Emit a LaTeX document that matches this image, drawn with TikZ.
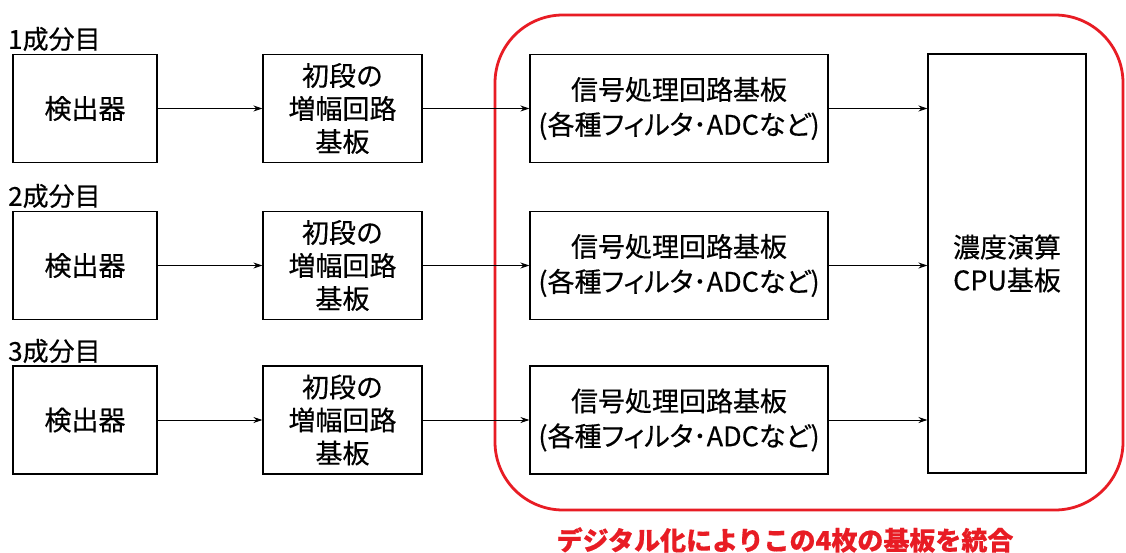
\documentclass[tikz,border=0pt]{standalone}
\usepackage{fontspec}
\setmainfont{Noto Sans CJK JP}[FakeBold=0.4]
\usetikzlibrary{arrows.meta}
\definecolor{hired}{RGB}{232,28,36}
\begin{document}
\begin{tikzpicture}[x=1pt,y=-1pt,
  txt/.style={font=\fontsize{27}{33}\selectfont, align=center, inner sep=0pt},
  box/.style={txt, draw, line width=1.1pt},
  detbox/.style={box, minimum width=144pt, minimum height=108pt},
  ampbox/.style={box, minimum width=159pt, minimum height=108pt},
  sigbox/.style={box, minimum width=298pt, minimum height=108pt, font=\fontsize{27}{35}\selectfont},
  lbl/.style={txt, anchor=west, font=\fontsize{26}{30}\selectfont},
  arr/.style={-{Stealth[length=9pt,width=6pt]}, line width=0.8pt},
]
\useasboundingbox (0,0) rectangle (1126,553);
\fill[white] (0,0) rectangle (1126,553);

% red grouping frame
\draw[hired, line width=2.8pt, rounded corners=68pt] (495,15) rectangle (1123,510);
\node[txt, text=hired, font=\fontsize{26}{30}\selectfont\bfseries] (note) at (785,540) {デジタル化によりこの4枚の基板を統合};

% row labels
\node[lbl] (l1) at (8,39) {1成分目};
\node[lbl] (l2) at (8,196) {2成分目};
\node[lbl] (l3) at (8,351) {3成分目};

% detectors
\node[detbox] (d1) at (85,108.5) {検出器};
\node[detbox] (d2) at (85,265.5) {検出器};
\node[detbox] (d3) at (85,420) {検出器};

% first-stage amplifier boards
\node[ampbox] (a1) at (342.5,108.5) {初段の\\増幅回路\\基板};
\node[ampbox] (a2) at (342.5,265.5) {初段の\\増幅回路\\基板};
\node[ampbox] (a3) at (342.5,420) {初段の\\増幅回路\\基板};

% signal processing boards
\node[sigbox] (s1) at (679,108.5) {信号処理回路基板\\{\addfontfeatures{RawFeature=+palt}(各種フィルタ･ADCなど)}};
\node[sigbox] (s2) at (679,265.5) {信号処理回路基板\\{\addfontfeatures{RawFeature=+palt}(各種フィルタ･ADCなど)}};
\node[sigbox] (s3) at (679,420) {信号処理回路基板\\{\addfontfeatures{RawFeature=+palt}(各種フィルタ･ADCなど)}};

% CPU board
\node[box, minimum width=158pt, minimum height=419pt] (cpu) at (1007,263.5) {濃度演算\\CPU基板};

% connectors
\foreach \i in {1,2,3}{
  \draw[arr] (d\i.east) -- (a\i.west);
  \draw[arr] (a\i.east) -- (s\i.west);
  \draw[arr] (s\i.east) -- (s\i.east -| cpu.west);
}
\end{tikzpicture}
\end{document}
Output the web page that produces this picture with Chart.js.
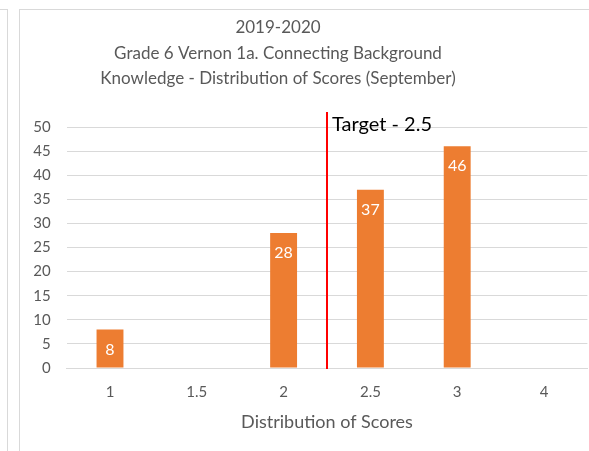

####################

→ **Directions for this task**: Write every entry out again exactly, dropping the pictures.

→ **Response to this exercise**:
Emit a LaTeX document that matches this image, drawn with TikZ.
\documentclass[tikz,border=0pt]{standalone}
\usepackage{fontspec}
\setmainfont{Noto Sans CJK JP}[FakeBold=0.4]
\usetikzlibrary{arrows.meta}
\definecolor{hired}{RGB}{232,28,36}
\begin{document}
\begin{tikzpicture}[x=1pt,y=-1pt,
  txt/.style={font=\fontsize{27}{33}\selectfont, align=center, inner sep=0pt},
  box/.style={txt, draw, line width=1.1pt},
  detbox/.style={box, minimum width=144pt, minimum height=108pt},
  ampbox/.style={box, minimum width=159pt, minimum height=108pt},
  sigbox/.style={box, minimum width=298pt, minimum height=108pt, font=\fontsize{27}{35}\selectfont},
  lbl/.style={txt, anchor=west, font=\fontsize{26}{30}\selectfont},
  arr/.style={-{Stealth[length=9pt,width=6pt]}, line width=0.8pt},
]
\useasboundingbox (0,0) rectangle (1126,553);
\fill[white] (0,0) rectangle (1126,553);

% red grouping frame
\draw[hired, line width=2.8pt, rounded corners=68pt] (495,15) rectangle (1123,510);
\node[txt, text=hired, font=\fontsize{26}{30}\selectfont\bfseries] (note) at (785,540) {デジタル化によりこの4枚の基板を統合};

% row labels
\node[lbl] (l1) at (8,39) {1成分目};
\node[lbl] (l2) at (8,196) {2成分目};
\node[lbl] (l3) at (8,351) {3成分目};

% detectors
\node[detbox] (d1) at (85,108.5) {検出器};
\node[detbox] (d2) at (85,265.5) {検出器};
\node[detbox] (d3) at (85,420) {検出器};

% first-stage amplifier boards
\node[ampbox] (a1) at (342.5,108.5) {初段の\\増幅回路\\基板};
\node[ampbox] (a2) at (342.5,265.5) {初段の\\増幅回路\\基板};
\node[ampbox] (a3) at (342.5,420) {初段の\\増幅回路\\基板};

% signal processing boards
\node[sigbox] (s1) at (679,108.5) {信号処理回路基板\\{\addfontfeatures{RawFeature=+palt}(各種フィルタ･ADCなど)}};
\node[sigbox] (s2) at (679,265.5) {信号処理回路基板\\{\addfontfeatures{RawFeature=+palt}(各種フィルタ･ADCなど)}};
\node[sigbox] (s3) at (679,420) {信号処理回路基板\\{\addfontfeatures{RawFeature=+palt}(各種フィルタ･ADCなど)}};

% CPU board
\node[box, minimum width=158pt, minimum height=419pt] (cpu) at (1007,263.5) {濃度演算\\CPU基板};

% connectors
\foreach \i in {1,2,3}{
  \draw[arr] (d\i.east) -- (a\i.west);
  \draw[arr] (a\i.east) -- (s\i.west);
  \draw[arr] (s\i.east) -- (s\i.east -| cpu.west);
}
\end{tikzpicture}
\end{document}
Output the web page that produces this picture with Chart.js.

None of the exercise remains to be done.